Employment in retail trade rose by 46 000 in January. The sector of construction continued to add jobs in the same month, marking a gain of 39 000. Health care employment increased by 38 000, while employment in financial services rose by 26 000. Manufacturing employment increased by 22 000, according to the report by the Bureau of Labor Statistics (BLS).
The non-farm payrolls report presents the total number of US employees in any business, excluding the following four groups: farm employees, general government employees, employees of non-profit organizations, private household employees. The reading, released most often, varies between 10 000 and as much as 250 000 – 300 000 at times when economy is performing well. Despite the volatility and the possibility of large revisions, the non-farm payrolls indicator presents the most timely and comprehensive reflection of the current economic state. Total non-farm payrolls account for 80% of the workers, who produce the entire Gross Domestic Product of the United States. In case of a lesser-than-expected gain in jobs, the US dollar would certainly see selling pressure.
Average Hourly Earnings probably increased 0.2% in February compared to January, when earnings rose by another 0.5%. The latter has been the largest monthly rate of increase since July 2011, when earnings grew 0.5%.
The rate of unemployment in the country probably dropped to 5.6% in February from 5.7% in January. In December 2014 the rate was reported at 5.6%, or the lowest since July 2008.
The civilian labor force expanded by 703 000 in January, while the total number of people unemployed was little changed at 9.0 million. In January the unemployment rate for adult men stood at 5.3%, for adult women at 5.1%, or little changed, while the rate for teenagers increased to 18.8%. The number of long-term unemployed in January (those jobless for 27 weeks or more) was essentially unchanged at 2.8 million, while accounting for 31.5% of the unemployed. The number of persons in part-time employment for economic reasons was essentially unchanged at 6.8 million during the same period, according to the BLS.
The unemployment rate represents the percentage of the eligible work force that is unemployed, but is actively seeking employment. A person who is not classified as employed or unemployed is excluded from the statistics. One counts as unemployed, if he falls in all of the following categories: he/she was unemployed during the last week; he/she is able bodied; he/she has been seeking employment for a period of at least four weeks, which end during the week when the research is conducted. People, who have been laid off and are awaiting to be hired again, are also classified as unemployed. In case the unemployment rate met expectations or even fell further, this would have a bullish effect on the greenback, because of the positive implications for consumer spending. The Bureau of Labor Statistics will release the official employment data at 13:30 GMT.

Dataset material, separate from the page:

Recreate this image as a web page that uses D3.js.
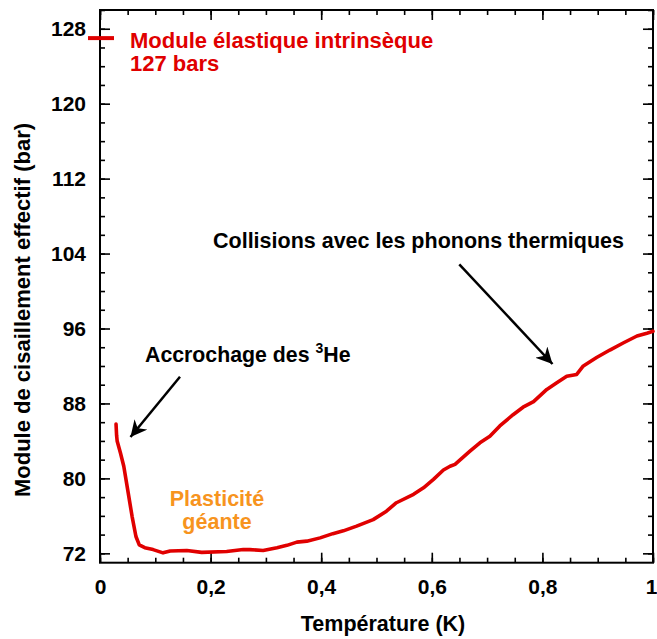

According to Binary Tribune’s daily analysis, the central pivot point for the pair is at 1.1044. In case EUR/USD manages to breach the first resistance level at 1.1103, it will probably continue up to test 1.1174. In case the second key resistance is broken, the pair will probably attempt to advance to 1.1233.
If EUR/USD manages to breach the first key support at 1.0973, it will probably continue to slide and test 1.0914. With this second key support broken, the movement to the downside will probably continue to 1.0843.
The mid-Pivot levels for today are as follows: M1 – 1.0879, M2 – 1.0944, M3 – 1.1009, M4 – 1.1074, M5 – 1.1139, M6 – 1.1204.
In weekly terms, the central pivot point is at 1.1262. The three key resistance levels are as follows: R1 – 1.1349, R2 – 1.1502, R3 – 1.1589. The three key support levels are: S1 – 1.1109, S2 – 1.1022, S3 – 1.0869.